### Task data
==============================

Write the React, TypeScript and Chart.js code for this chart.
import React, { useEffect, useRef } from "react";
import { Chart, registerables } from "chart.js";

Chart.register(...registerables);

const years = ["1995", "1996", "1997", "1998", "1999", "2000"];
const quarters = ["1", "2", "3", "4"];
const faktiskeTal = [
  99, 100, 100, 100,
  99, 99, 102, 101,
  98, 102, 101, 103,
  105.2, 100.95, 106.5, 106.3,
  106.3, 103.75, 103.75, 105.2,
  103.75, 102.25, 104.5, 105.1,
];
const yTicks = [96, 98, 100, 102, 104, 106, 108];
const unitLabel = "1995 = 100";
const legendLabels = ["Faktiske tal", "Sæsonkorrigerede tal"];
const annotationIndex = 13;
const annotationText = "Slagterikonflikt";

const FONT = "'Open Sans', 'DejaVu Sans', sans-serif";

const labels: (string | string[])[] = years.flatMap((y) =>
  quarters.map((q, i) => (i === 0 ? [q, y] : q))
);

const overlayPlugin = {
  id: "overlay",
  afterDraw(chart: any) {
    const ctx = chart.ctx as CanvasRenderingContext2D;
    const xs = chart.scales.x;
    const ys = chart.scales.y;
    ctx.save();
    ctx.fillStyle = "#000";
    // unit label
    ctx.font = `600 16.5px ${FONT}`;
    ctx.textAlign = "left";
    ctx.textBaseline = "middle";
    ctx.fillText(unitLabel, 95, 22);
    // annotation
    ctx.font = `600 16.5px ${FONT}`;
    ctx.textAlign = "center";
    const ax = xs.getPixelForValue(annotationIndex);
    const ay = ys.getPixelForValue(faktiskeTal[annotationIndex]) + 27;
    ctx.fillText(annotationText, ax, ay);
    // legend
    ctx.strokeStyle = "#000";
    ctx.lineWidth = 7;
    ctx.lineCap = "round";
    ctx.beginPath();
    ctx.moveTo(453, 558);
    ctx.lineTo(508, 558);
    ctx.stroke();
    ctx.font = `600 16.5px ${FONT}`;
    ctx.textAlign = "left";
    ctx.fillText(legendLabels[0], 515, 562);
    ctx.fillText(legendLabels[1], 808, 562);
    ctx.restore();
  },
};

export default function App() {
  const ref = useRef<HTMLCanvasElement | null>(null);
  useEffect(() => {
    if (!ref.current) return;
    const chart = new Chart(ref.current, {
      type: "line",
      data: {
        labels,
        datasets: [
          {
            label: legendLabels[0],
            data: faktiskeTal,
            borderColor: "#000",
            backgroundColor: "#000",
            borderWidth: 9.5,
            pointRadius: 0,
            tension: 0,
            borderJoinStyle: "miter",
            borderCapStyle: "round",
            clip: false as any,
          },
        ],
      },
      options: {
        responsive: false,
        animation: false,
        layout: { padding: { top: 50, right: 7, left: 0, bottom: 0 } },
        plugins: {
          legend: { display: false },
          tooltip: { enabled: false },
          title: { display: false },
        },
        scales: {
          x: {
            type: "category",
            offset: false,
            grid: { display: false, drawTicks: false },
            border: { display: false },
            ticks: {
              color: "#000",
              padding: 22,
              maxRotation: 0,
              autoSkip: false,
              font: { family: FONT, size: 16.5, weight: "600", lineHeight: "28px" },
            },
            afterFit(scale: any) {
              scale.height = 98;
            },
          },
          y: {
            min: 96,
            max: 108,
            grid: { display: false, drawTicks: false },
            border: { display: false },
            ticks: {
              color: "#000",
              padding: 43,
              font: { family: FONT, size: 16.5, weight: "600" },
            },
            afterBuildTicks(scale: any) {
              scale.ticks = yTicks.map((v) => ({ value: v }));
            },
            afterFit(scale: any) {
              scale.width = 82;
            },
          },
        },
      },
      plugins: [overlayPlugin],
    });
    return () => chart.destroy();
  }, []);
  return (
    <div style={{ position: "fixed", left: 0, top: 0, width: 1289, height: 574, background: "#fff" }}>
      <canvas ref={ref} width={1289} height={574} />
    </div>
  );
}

==============================

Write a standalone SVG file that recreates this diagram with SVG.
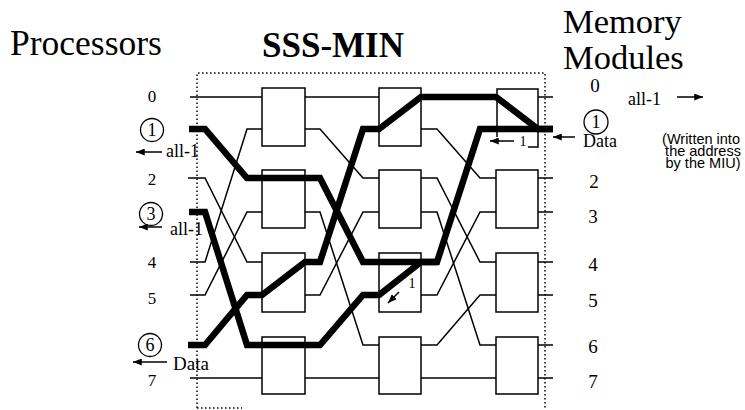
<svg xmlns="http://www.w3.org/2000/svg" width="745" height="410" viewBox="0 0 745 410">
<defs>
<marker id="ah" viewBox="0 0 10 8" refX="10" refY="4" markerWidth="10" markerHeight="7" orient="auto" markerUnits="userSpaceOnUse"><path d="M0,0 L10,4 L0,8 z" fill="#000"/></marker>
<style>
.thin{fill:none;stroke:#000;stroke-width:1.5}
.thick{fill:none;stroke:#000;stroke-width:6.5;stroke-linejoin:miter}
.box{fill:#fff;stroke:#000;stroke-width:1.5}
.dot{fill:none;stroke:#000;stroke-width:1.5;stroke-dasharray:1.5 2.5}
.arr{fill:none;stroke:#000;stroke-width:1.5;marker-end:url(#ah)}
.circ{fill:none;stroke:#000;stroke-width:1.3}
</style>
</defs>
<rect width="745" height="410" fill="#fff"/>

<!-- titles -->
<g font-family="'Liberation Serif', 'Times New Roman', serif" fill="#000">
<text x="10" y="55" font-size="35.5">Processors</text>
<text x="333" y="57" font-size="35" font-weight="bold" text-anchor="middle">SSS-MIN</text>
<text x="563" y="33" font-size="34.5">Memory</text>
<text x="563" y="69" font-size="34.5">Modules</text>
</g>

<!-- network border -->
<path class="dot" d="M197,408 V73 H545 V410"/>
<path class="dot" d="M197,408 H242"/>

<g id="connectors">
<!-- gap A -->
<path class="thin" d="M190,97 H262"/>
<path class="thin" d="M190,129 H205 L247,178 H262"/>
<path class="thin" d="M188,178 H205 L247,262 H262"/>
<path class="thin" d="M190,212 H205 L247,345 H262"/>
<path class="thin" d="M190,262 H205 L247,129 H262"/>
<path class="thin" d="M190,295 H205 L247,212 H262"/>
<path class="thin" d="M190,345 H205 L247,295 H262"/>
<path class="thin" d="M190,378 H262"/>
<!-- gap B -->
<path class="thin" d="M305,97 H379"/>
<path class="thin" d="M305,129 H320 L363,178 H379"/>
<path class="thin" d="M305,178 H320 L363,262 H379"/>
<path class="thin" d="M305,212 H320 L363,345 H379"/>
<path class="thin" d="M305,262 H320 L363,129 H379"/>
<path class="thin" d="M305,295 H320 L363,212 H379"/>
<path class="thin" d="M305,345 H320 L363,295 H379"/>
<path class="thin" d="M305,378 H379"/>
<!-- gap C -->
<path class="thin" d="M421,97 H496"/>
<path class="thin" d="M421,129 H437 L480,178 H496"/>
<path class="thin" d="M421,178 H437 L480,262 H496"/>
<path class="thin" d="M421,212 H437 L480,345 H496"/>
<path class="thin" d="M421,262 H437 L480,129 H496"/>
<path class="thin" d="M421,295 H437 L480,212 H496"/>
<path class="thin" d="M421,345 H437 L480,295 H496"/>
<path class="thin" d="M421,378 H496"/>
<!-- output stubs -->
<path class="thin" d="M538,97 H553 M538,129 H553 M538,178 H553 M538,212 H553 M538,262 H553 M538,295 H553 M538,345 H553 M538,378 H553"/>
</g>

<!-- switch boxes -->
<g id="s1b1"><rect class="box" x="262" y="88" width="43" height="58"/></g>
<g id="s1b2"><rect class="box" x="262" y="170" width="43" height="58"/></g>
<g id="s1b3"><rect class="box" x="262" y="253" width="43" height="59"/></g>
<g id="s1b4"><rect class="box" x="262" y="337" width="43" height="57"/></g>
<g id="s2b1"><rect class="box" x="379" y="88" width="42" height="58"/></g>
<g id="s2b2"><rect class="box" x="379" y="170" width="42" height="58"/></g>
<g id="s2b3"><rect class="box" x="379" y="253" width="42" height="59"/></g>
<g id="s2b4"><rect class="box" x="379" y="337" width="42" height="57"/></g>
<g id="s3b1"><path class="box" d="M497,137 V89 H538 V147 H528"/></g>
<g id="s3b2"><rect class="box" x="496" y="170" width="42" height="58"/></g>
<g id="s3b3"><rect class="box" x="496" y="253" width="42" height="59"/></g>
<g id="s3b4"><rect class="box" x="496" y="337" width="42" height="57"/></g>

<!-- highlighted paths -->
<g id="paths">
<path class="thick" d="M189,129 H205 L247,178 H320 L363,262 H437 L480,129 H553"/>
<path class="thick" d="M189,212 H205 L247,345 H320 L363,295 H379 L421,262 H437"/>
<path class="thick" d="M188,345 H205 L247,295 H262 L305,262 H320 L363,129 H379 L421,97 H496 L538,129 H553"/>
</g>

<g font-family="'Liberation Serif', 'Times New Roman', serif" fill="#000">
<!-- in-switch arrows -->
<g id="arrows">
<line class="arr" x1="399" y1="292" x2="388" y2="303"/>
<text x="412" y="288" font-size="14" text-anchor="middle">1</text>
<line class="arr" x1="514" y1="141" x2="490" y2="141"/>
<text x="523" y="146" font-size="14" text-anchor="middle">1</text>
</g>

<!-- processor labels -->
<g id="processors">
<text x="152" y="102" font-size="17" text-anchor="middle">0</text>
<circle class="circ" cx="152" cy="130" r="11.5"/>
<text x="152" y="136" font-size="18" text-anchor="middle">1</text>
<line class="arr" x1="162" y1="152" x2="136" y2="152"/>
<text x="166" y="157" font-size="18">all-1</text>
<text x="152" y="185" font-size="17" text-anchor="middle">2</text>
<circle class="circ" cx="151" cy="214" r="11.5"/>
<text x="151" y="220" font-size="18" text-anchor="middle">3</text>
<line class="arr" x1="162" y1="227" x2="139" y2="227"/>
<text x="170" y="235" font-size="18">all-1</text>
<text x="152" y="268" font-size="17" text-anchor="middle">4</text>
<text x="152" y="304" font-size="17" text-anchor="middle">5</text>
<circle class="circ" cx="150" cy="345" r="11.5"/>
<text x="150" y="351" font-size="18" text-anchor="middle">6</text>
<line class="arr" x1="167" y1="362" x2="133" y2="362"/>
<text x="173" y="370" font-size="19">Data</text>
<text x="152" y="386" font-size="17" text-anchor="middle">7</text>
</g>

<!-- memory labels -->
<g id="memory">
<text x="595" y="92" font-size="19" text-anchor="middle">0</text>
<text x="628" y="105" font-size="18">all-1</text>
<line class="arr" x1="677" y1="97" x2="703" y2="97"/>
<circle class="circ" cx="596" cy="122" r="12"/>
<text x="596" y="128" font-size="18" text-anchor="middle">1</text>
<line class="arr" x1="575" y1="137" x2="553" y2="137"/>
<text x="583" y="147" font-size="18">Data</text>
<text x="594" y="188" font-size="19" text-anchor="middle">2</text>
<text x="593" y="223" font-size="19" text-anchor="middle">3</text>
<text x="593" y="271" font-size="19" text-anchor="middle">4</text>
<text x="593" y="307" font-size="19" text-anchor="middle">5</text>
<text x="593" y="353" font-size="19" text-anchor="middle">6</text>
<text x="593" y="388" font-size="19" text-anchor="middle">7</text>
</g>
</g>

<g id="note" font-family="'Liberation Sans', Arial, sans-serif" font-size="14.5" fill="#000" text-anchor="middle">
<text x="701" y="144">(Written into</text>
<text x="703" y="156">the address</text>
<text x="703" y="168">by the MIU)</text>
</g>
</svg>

==============================

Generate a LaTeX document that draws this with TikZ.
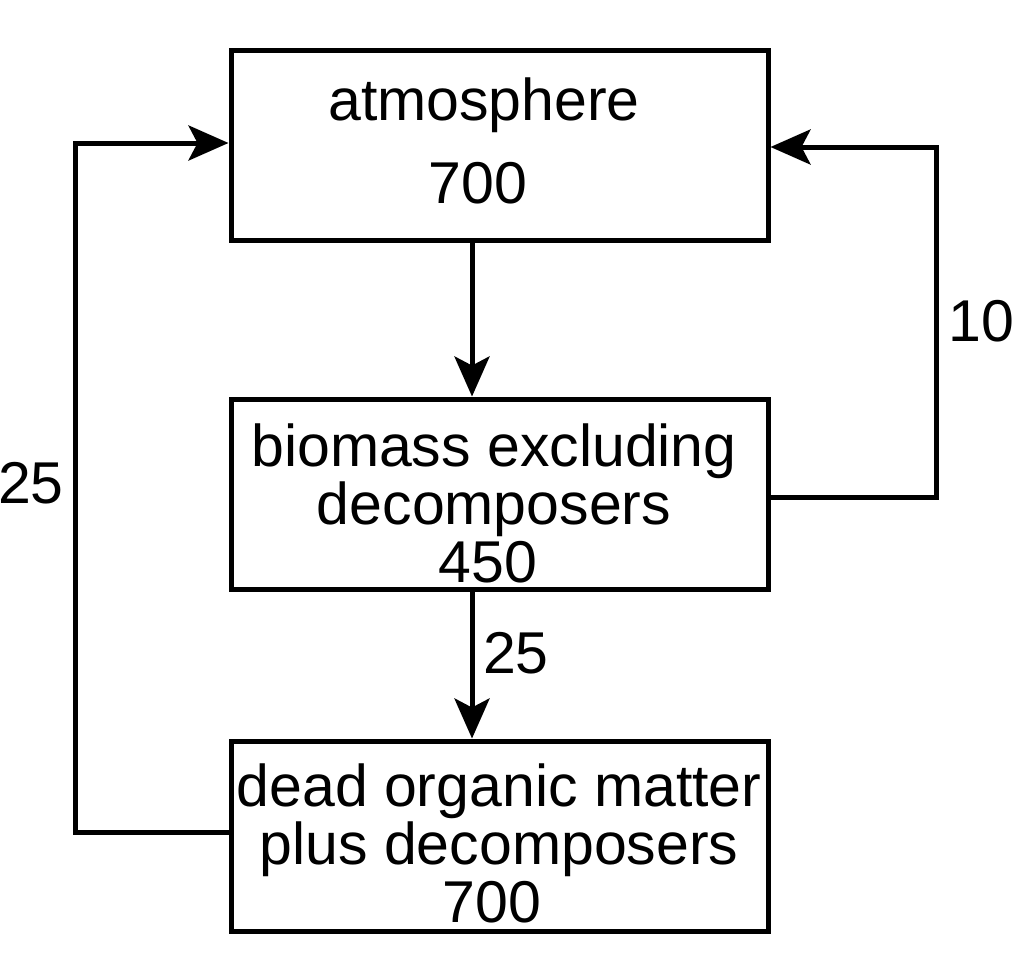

==============================

### Exercise objective
Count each line of the data where the word "that" appears, then reply with the total only.

### Answer for this exercise
2